#### RECORD EXTRACTS

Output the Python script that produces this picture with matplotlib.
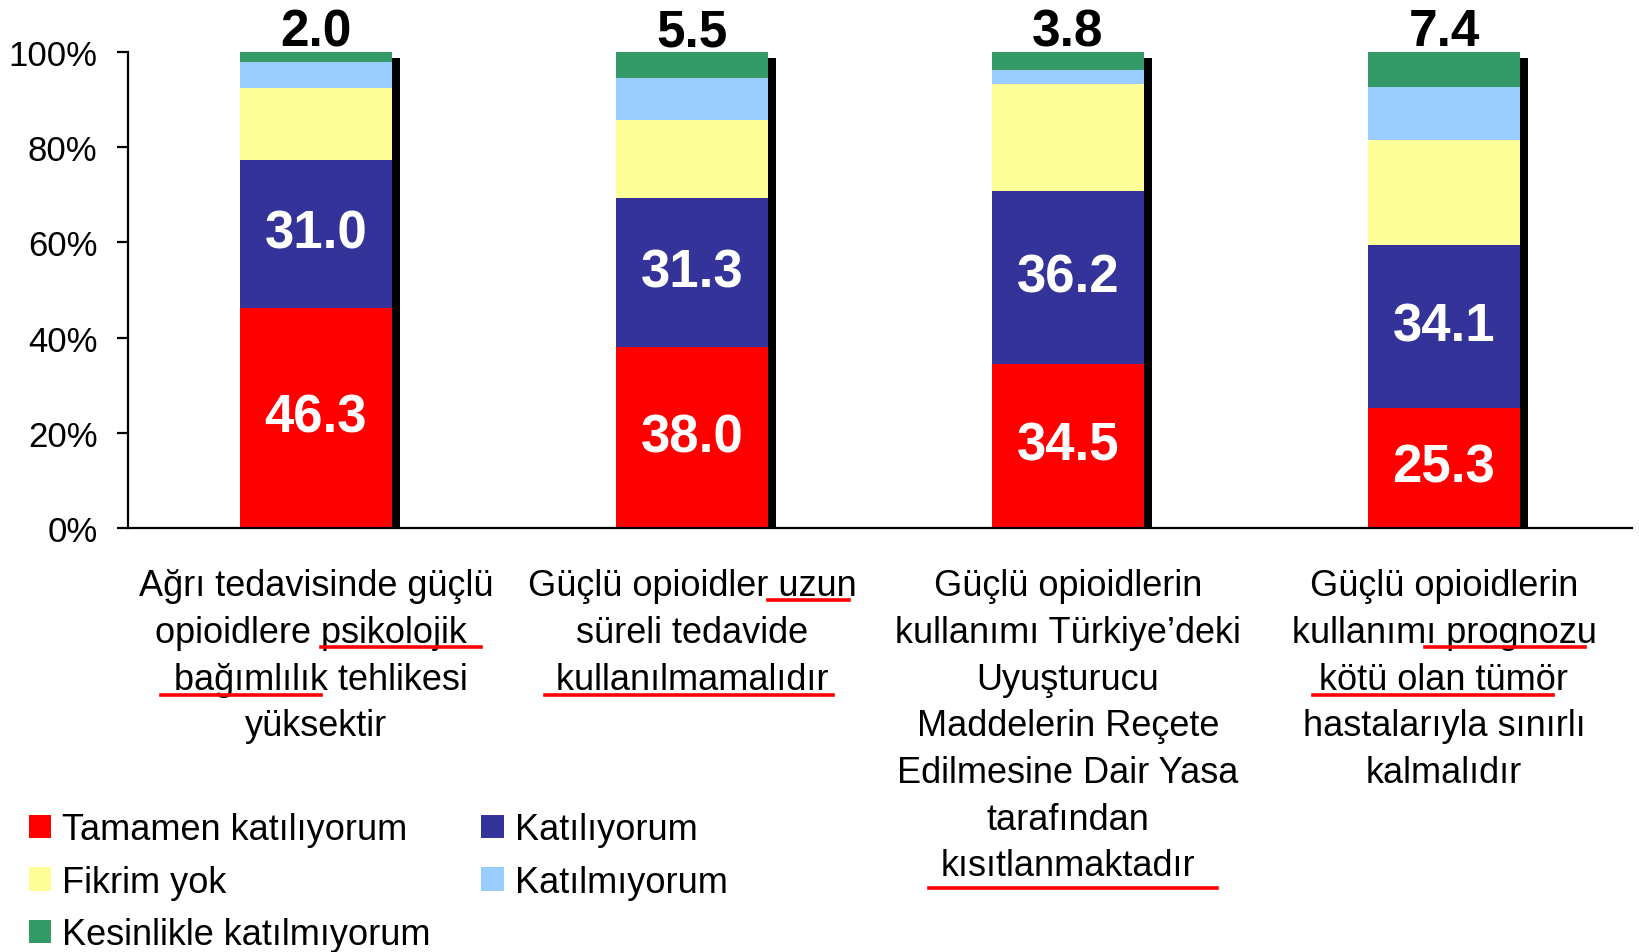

########
#### RECORD EXTRACTS

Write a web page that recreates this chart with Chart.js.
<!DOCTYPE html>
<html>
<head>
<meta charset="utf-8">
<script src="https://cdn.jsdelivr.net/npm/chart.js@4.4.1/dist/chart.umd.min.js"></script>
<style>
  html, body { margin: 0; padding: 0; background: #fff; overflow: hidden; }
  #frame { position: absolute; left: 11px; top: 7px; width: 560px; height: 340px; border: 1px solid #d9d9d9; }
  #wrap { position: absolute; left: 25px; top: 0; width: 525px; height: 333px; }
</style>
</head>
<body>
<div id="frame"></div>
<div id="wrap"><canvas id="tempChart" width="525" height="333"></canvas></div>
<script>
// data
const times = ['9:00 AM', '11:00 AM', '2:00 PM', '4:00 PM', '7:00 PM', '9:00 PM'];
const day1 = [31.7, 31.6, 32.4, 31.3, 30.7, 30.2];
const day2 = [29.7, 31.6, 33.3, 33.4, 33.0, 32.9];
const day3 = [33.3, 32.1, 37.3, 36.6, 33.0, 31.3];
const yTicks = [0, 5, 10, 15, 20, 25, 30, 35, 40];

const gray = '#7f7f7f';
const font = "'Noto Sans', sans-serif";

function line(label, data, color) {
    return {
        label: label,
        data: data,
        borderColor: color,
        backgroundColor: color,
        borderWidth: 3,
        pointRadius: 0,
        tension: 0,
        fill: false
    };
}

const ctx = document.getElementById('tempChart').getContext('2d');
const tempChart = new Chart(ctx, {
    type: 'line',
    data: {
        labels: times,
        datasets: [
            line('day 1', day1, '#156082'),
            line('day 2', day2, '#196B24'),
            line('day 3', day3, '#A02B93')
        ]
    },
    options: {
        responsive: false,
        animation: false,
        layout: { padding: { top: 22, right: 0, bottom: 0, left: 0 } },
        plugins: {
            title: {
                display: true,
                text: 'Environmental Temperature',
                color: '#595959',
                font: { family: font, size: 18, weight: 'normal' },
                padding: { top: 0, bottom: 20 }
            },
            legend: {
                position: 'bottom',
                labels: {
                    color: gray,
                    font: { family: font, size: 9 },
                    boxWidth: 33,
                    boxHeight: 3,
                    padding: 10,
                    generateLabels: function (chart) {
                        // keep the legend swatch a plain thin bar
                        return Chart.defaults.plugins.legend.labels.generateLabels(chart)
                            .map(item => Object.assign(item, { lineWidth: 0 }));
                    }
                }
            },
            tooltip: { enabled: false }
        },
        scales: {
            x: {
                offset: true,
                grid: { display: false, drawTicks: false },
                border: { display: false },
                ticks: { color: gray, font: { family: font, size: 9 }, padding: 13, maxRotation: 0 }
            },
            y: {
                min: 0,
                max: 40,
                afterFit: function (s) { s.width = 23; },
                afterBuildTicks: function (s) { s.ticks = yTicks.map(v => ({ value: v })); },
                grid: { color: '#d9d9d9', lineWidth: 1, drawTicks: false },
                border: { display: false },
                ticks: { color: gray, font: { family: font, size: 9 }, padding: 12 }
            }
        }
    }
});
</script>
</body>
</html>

########

From the listing above, copy every line that includes the word "with".

-- CORRECT RESULT --
Output the Python script that produces this picture with matplotlib.
Write a web page that recreates this chart with Chart.js.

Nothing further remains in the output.